Many American workers are carrying thousands of dollars in debt, and most say it impacts their financial security.
A Northwestern Mutual study found that U.S. adults who carry debt hold an average of $23,325, excluding mortgages. Seventy-eight percent of respondents also believe this affects their ability to achieve financial confidence.
Because of their debt, 29% of respondents said they delayed making “significant” purchases; 18% delayed saving for retirement; 14% delayed buying a home; 8% delayed having children and 7% delayed marriage.
The findings come as new research from the Insured Retirement Institute (IRI) says most workers nearing retirement in the next decade or two have inadequate savings and are not saving enough to catch up. Surveying 1,000 workers between 40 to 73 years old, the institute found that while three out of four workers are saving for retirement, savings rates are not high enough for even the youngest respondents to grow their nest eggs.
Additionally, only four in 10 workers have attempted to calculate how much they will need to save to meet retirement income expectations, the IRI says.
Instead, workers are focused on paying down their debt. But there is a silver lining: Even as the U.S. and the globe continue to grapple with the financial impacts of the COVID-19 pandemic, the Northwestern Mutual study found that personal debt has dropped more than 20% in the past two years. In 2019, the average amount of debt per year, excluding mortgages, was $29,800, and that decreased to $26,621 in 2020 before hitting $23,325 in 2021.
This drop from the past two years could be attributed to pandemic relief efforts, such as the three stimulus checks released in 2020 and 2021, according to the National Bureau of Economic Research. As a result of the pandemic, 23% of respondents expect to pay their debt off sooner, yet 34% say it will take them longer than anticipated to settle their debt.

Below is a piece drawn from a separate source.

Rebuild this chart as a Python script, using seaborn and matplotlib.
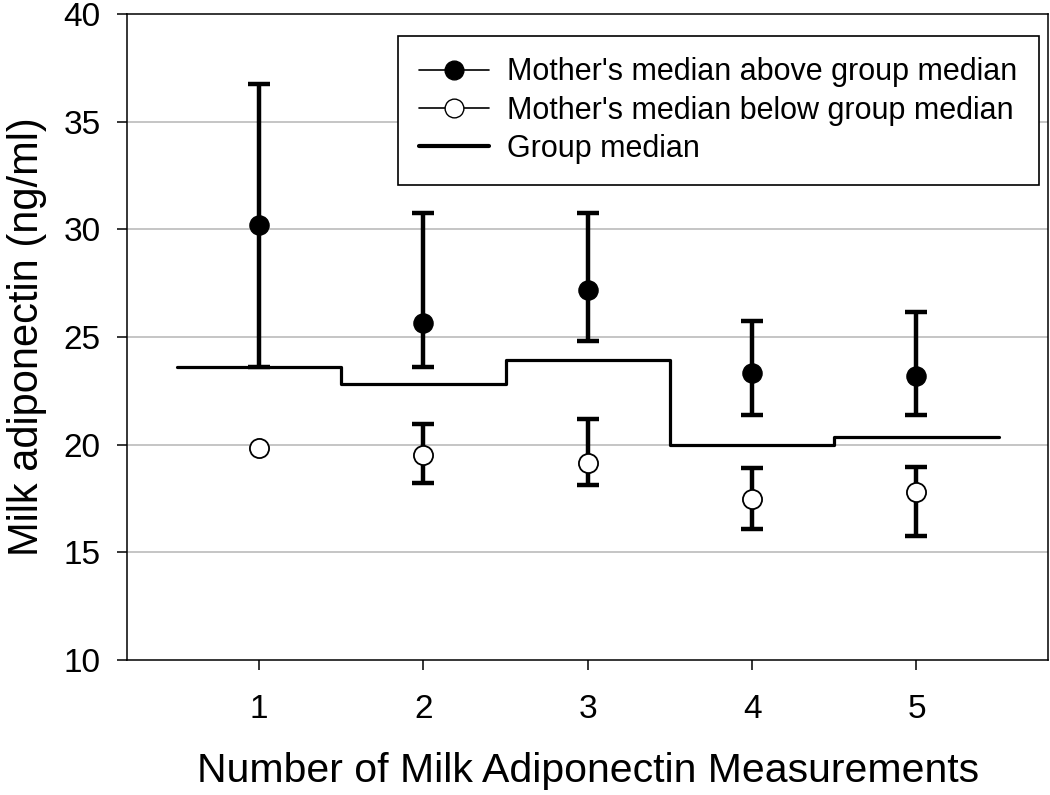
import numpy as np
import pandas as pd
import matplotlib
matplotlib.use('Agg')
import matplotlib.pyplot as plt
import seaborn as sns
from matplotlib.lines import Line2D

# values
measurements = [1, 2, 3, 4, 5]
above_median = [30.2, 25.67, 27.2, 23.35, 23.19]
above_upper = [36.76, 30.77, 30.77, 25.75, 26.18]
above_lower = [23.6, 23.6, 24.8, 21.38, 21.38]
below_median = [19.85, 19.51, 19.16, 17.5, 17.81]
below_upper = [np.nan, 20.95, 21.2, 18.9, 18.97]
below_lower = [np.nan, 18.23, 18.12, 16.08, 15.74]
group_median = [23.6, 22.84, 23.95, 20.0, 20.35]
y_ticks = [10, 15, 20, 25, 30, 35, 40]

sns.set_style('white')
plt.rcParams['font.family'] = ['Liberation Sans', 'DejaVu Sans']
plt.rcParams['text.color'] = 'black'
plt.rcParams['axes.labelcolor'] = 'black'
plt.rcParams['xtick.color'] = 'black'
plt.rcParams['ytick.color'] = 'black'

df = pd.DataFrame({'n': measurements, 'above': above_median, 'below': below_median,
                   'a_up': above_upper, 'a_lo': above_lower,
                   'b_up': below_upper, 'b_lo': below_lower})

fig = plt.figure(figsize=(10.5, 7.95), dpi=100)
ax = fig.add_axes([0.1214, 0.1698, 0.8767, 0.8126])

for y in y_ticks[1:-1]:
    ax.axhline(y, color='#c0c0c0', lw=1.3, zorder=0)

# group median as step line spanning each category
edges = np.array(measurements, dtype=float) - 0.5
edges = np.append(edges, measurements[-1] + 0.5)
sns.lineplot(x=edges, y=group_median + [group_median[-1]], drawstyle='steps-post',
             color='black', lw=2.3, ax=ax, zorder=2)

ax.errorbar(df['n'], df['above'], yerr=[df['above'] - df['a_lo'], df['a_up'] - df['above']],
            fmt='none', ecolor='black', elinewidth=3.2, capsize=8, capthick=3.2, zorder=3)
ax.errorbar(df['n'], df['below'], yerr=[df['below'] - df['b_lo'], df['b_up'] - df['below']],
            fmt='none', ecolor='black', elinewidth=3.2, capsize=8, capthick=3.2, zorder=3)

sns.scatterplot(data=df, x='n', y='above', color='black', edgecolor='black',
                s=190, linewidth=1, ax=ax, zorder=4)
sns.scatterplot(data=df, x='n', y='below', color='white', edgecolor='black',
                s=190, linewidth=1.3, ax=ax, zorder=4)

ax.set_xlim(0.2, 5.8)
ax.set_ylim(10, 40)
ax.set_xticks(measurements)
ax.set_yticks(y_ticks)
ax.tick_params(axis='both', direction='out', length=7.2, width=1.1, labelsize=24,
               bottom=True, left=True, top=False, right=False)
ax.tick_params(axis='y', pad=12)
ax.tick_params(axis='x', pad=17)
for sp in ax.spines.values():
    sp.set_visible(True)
    sp.set_color('black')
    sp.set_linewidth(1.1)

ax.set_xlabel('Number of Milk Adiponectin Measurements', fontsize=29.5, labelpad=20)
ax.set_ylabel('Milk adiponectin (ng/ml)', fontsize=30, labelpad=12)

handles = [
    Line2D([], [], color='black', lw=1.2, marker='o', markersize=13.5,
           markerfacecolor='black', markeredgecolor='black'),
    Line2D([], [], color='black', lw=1.2, marker='o', markersize=13.5,
           markerfacecolor='white', markeredgecolor='black'),
    Line2D([], [], color='black', lw=3),
]
labels = ["Mother's median above group median", "Mother's median below group median",
          'Group median']
leg = ax.legend(handles, labels, loc='upper right', bbox_to_anchor=(0.990, 0.966),
                borderaxespad=0, fontsize=22, handlelength=2.29, handletextpad=0.59,
                labelspacing=0.27, borderpad=0.7, fancybox=False, framealpha=1,
                edgecolor='black')
leg.get_frame().set_linewidth(1.2)

fig.savefig('out.png', dpi=100)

Organizing a timeline can help those who are struggling pay down debt, Northwestern Mutual says in its study. According to the report, 66% of those with some debt say they have a specific plan to pay it off. Of those with a plan, 45% say they expect to be in debt for one to five years; 20% say for the next six to 10 years; 14% say between 11 to 20 years; and 9% say for the rest of their lives.

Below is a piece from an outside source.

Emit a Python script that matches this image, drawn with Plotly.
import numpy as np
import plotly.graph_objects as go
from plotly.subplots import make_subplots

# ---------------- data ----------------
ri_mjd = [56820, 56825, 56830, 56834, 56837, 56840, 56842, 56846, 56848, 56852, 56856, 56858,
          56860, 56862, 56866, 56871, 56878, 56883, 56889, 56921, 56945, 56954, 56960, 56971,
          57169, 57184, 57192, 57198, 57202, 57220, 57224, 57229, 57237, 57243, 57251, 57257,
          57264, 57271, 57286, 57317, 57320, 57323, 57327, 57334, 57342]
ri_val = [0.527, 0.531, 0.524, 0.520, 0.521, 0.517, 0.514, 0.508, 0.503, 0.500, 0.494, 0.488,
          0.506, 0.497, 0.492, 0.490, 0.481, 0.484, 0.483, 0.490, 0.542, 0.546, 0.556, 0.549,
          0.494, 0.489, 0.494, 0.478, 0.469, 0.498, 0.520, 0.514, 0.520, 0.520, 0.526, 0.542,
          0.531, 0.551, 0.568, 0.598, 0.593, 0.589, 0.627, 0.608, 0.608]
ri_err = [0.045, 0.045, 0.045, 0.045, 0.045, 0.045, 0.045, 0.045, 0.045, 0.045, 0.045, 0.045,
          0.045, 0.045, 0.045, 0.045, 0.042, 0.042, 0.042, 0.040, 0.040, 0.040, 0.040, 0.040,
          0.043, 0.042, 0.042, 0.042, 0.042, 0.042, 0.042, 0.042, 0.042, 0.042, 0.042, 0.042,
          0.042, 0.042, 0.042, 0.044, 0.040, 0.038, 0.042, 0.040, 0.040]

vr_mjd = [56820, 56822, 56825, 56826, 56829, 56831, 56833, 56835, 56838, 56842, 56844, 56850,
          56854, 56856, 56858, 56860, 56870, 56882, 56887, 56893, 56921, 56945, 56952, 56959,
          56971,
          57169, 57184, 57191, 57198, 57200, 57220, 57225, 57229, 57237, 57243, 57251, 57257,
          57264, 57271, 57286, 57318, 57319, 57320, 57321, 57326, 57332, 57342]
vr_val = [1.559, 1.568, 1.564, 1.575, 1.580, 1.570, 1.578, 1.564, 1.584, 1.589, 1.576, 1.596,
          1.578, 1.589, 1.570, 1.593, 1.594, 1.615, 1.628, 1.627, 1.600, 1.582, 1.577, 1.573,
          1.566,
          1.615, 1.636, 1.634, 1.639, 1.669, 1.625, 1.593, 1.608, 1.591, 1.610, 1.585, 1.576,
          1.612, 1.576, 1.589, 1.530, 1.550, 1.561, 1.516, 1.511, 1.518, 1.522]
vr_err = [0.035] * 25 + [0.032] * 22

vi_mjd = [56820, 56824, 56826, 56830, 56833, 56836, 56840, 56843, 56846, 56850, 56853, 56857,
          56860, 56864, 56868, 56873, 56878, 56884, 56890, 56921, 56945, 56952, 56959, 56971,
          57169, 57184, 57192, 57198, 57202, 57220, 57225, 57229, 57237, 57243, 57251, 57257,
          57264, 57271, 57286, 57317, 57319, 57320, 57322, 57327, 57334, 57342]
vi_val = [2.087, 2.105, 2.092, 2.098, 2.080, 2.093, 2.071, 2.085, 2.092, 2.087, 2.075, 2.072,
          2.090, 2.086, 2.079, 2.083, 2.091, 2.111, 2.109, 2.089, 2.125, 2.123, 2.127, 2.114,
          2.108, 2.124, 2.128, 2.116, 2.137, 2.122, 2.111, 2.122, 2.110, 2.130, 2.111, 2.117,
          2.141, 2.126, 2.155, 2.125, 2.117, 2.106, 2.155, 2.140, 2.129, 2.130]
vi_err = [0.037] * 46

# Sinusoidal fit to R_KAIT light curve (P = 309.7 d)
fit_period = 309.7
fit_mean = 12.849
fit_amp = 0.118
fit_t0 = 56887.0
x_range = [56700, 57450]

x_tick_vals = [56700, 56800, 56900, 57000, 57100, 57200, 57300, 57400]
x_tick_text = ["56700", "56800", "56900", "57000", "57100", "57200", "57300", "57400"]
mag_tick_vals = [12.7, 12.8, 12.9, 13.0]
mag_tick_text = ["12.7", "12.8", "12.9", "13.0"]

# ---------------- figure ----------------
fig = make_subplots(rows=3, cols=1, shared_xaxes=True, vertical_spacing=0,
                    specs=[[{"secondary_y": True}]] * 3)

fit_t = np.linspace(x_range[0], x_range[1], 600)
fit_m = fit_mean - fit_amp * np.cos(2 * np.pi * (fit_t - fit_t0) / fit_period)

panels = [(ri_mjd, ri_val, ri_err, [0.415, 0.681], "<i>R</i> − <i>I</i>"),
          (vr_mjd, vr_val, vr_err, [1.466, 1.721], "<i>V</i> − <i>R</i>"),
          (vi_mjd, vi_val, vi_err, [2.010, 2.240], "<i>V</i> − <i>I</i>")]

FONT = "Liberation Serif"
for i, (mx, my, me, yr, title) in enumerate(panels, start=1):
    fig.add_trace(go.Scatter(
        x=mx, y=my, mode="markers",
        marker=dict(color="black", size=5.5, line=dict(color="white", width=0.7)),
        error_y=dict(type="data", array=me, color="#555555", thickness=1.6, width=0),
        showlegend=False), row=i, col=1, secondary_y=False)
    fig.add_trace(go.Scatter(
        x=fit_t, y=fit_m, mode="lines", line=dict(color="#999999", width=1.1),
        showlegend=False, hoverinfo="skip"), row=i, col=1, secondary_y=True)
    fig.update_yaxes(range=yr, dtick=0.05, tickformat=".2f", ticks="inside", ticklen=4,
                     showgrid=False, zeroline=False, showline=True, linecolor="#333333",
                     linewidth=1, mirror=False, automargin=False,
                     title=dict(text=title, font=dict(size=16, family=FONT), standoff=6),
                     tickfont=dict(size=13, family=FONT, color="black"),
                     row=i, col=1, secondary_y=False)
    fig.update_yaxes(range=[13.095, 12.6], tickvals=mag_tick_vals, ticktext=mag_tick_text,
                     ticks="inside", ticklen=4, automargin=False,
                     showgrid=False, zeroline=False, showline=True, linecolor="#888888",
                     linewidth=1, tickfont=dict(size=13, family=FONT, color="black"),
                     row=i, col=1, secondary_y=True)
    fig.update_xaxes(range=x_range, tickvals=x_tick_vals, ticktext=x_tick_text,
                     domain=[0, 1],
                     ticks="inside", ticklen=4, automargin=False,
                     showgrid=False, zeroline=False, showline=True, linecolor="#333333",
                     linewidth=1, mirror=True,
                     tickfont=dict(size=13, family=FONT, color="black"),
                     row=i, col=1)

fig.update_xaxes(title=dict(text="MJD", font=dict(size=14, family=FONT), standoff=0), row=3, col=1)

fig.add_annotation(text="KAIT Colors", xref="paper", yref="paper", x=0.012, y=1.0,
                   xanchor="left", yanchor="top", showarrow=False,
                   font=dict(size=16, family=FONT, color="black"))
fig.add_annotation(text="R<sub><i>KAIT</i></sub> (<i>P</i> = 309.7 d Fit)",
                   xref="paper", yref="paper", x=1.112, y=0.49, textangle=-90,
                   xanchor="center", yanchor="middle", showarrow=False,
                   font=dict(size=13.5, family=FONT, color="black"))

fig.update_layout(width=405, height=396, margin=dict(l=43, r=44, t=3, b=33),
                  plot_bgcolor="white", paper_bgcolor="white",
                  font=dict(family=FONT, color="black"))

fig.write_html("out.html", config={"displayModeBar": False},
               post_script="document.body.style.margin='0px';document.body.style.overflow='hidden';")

In fact, most experts encourage people who are dealing with debt to create a plan—whether that means they set up an emergency savings account or a budget—to organize and determine debt.

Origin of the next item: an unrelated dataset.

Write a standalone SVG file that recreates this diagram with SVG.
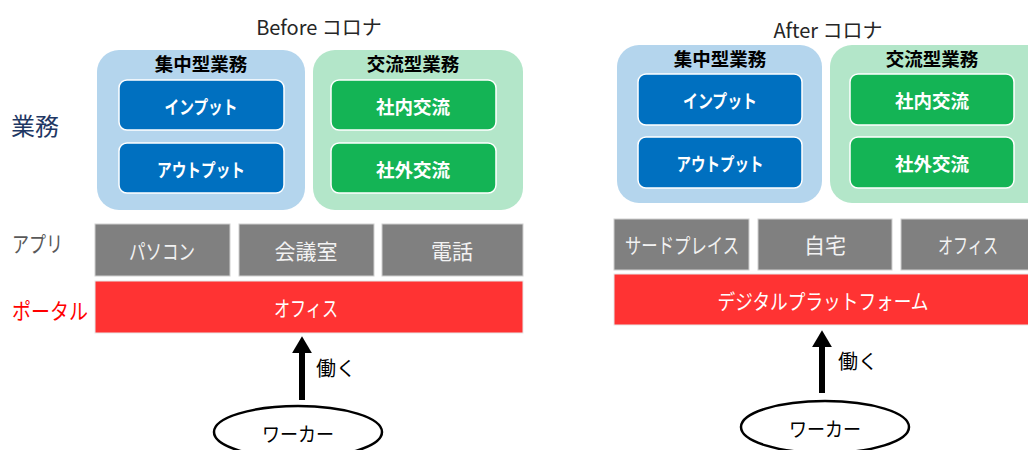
<svg xmlns="http://www.w3.org/2000/svg" width="1028" height="450" viewBox="0 0 1028 450">
<defs>
<style>
text{font-family:"Noto Sans CJK JP","Noto Sans",sans-serif;text-anchor:middle;dominant-baseline:central}
.ttl{font-size:20px;fill:#262626}
.hdr{font-size:18.5px;font-weight:bold;fill:#000}
.blueC{fill:#B4D5ED}
.greenC{fill:#B3E6C9}
.blue{fill:#0070C0;stroke:#fff;stroke-width:1.5}
.green{fill:#14B455;stroke:#fff;stroke-width:1.5}
.in{font-size:18.5px;font-weight:bold;fill:#fff}
.gray{fill:#808080;stroke:#D0D0D0;stroke-width:1}
.gt{font-size:21px;fill:#F2F2F2}
.red{fill:#FF3333;stroke:#E8E8E8;stroke-width:1}
.rt{font-size:21px;fill:#fff}
.lbl{text-anchor:start}
.wk{fill:#fff;stroke:#000;stroke-width:2.5}
.wt{font-size:20px;fill:#000}
</style>
<marker id="ah" markerWidth="3" markerHeight="3.4" refX="0" refY="1.65" orient="auto" markerUnits="strokeWidth"><path d="M0,0 L2.8,1.65 L0,3.3 Z" fill="#000"/></marker>
</defs>
<rect width="1028" height="450" fill="#fff"/>

<!-- Left labels -->
<text class="ttl" x="319" y="26">Before コロナ</text>
<text class="lbl" x="11" y="124" style="font-size:24px;fill:#1F3864">業務</text>
<text class="lbl" x="12" y="242" style="font-size:22px;fill:#595959" textLength="51" lengthAdjust="spacingAndGlyphs">アプリ</text>
<text class="lbl" x="12" y="309" style="font-size:22px;fill:#FF0000" textLength="76" lengthAdjust="spacingAndGlyphs">ポータル</text>

<!-- Before -->
<g id="b-shuchu"><rect class="blueC" x="97" y="50" width="208" height="160" rx="22"/><text class="hdr" x="201" y="63">集中型業務</text></g>
<g id="b-input"><rect class="blue" x="119" y="80" width="165" height="50" rx="8"/><text class="in" x="201" y="106" textLength="73" lengthAdjust="spacingAndGlyphs">インプット</text></g>
<g id="b-output"><rect class="blue" x="119" y="143" width="165" height="50" rx="8"/><text class="in" x="201" y="169" textLength="88" lengthAdjust="spacingAndGlyphs">アウトプット</text></g>
<g id="b-koryu"><rect class="greenC" x="313" y="50" width="210" height="160" rx="22"/><text class="hdr" x="413" y="63">交流型業務</text></g>
<g id="b-shanai"><rect class="green" x="331" y="80" width="165" height="50" rx="8"/><text class="in" x="413" y="106">社内交流</text></g>
<g id="b-shagai"><rect class="green" x="331" y="143" width="165" height="50" rx="8"/><text class="in" x="413" y="169">社外交流</text></g>
<g id="b-pc"><rect class="gray" x="95" y="224" width="135" height="52"/><text class="gt" x="162" y="250" textLength="66" lengthAdjust="spacingAndGlyphs">パソコン</text></g>
<g id="b-meeting"><rect class="gray" x="239" y="224" width="135" height="52"/><text class="gt" x="306" y="250">会議室</text></g>
<g id="b-phone"><rect class="gray" x="382" y="224" width="141" height="52"/><text class="gt" x="452" y="250">電話</text></g>
<g id="b-office"><rect class="red" x="95" y="281" width="428" height="52"/><text class="rt" x="306" y="307" textLength="64" lengthAdjust="spacingAndGlyphs">オフィス</text></g>
<g id="b-worker"><ellipse class="wk" cx="298" cy="432" rx="84" ry="26"/><text class="wt" x="298" y="433" textLength="72" lengthAdjust="spacingAndGlyphs">ワーカー</text></g>

<!-- After -->
<text class="ttl" x="828" y="29">After コロナ</text>
<g id="a-shuchu"><rect class="blueC" x="617" y="45" width="205" height="158" rx="22"/><text class="hdr" x="720" y="58">集中型業務</text></g>
<g id="a-input"><rect class="blue" x="638" y="74" width="164" height="51" rx="8"/><text class="in" x="720" y="100" textLength="74" lengthAdjust="spacingAndGlyphs">インプット</text></g>
<g id="a-output"><rect class="blue" x="638" y="137" width="164" height="51" rx="8"/><text class="in" x="720" y="163" textLength="87" lengthAdjust="spacingAndGlyphs">アウトプット</text></g>
<g id="a-koryu"><rect class="greenC" x="830" y="45" width="220" height="158" rx="22"/><text class="hdr" x="932" y="58">交流型業務</text></g>
<g id="a-shanai"><rect class="green" x="850" y="74" width="164" height="51" rx="8"/><text class="in" x="932" y="100">社内交流</text></g>
<g id="a-shagai"><rect class="green" x="850" y="137" width="164" height="51" rx="8"/><text class="in" x="932" y="163">社外交流</text></g>
<g id="a-third"><rect class="gray" x="614" y="219" width="135" height="51"/><text class="gt" x="682" y="244" textLength="114" lengthAdjust="spacingAndGlyphs">サードプレイス</text></g>
<g id="a-home"><rect class="gray" x="758" y="219" width="134" height="51"/><text class="gt" x="825" y="244">自宅</text></g>
<g id="a-office"><rect class="gray" x="901" y="219" width="140" height="51"/><text class="gt" x="968" y="244" textLength="60" lengthAdjust="spacingAndGlyphs">オフィス</text></g>
<g id="a-platform"><rect class="red" x="614" y="274" width="430" height="51"/><text class="rt" x="823" y="300" textLength="211" lengthAdjust="spacingAndGlyphs">デジタルプラットフォーム</text></g>
<g id="a-worker"><ellipse class="wk" cx="825" cy="427" rx="84" ry="26"/><text class="wt" x="825" y="428" textLength="72" lengthAdjust="spacingAndGlyphs">ワーカー</text></g>

<!-- Connectors -->
<g id="connectors">
<line x1="302" y1="400" x2="302" y2="353" stroke="#000" stroke-width="6" marker-end="url(#ah)"/>
<text class="lbl" x="316" y="367" style="font-size:20px;fill:#000">働く</text>
<line x1="822" y1="393" x2="822" y2="347" stroke="#000" stroke-width="6" marker-end="url(#ah)"/>
<text class="lbl" x="838" y="360" style="font-size:20px;fill:#000">働く</text>
</g>
</svg>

“First, you really want [participants] to create a budget or spending plan,” Samuel Moroni, a senior wealth strategy associate for UBS Financial Services, said during a panel at the 2021 virtual PLANSPONSOR National Conference (PSNC) in June. “This will help them achieve their financial goals by giving them a road map and prepare them for those emergency savings and other roadblocks.”
Plan sponsors and participants should establish a proper savings and spending plan, he added. Plan sponsors should ask participants what their financial priorities are, and then establish benefits that can help in achieving those financial goals, such as health savings account (HSAs), debt management education and automatic features, Moroni said.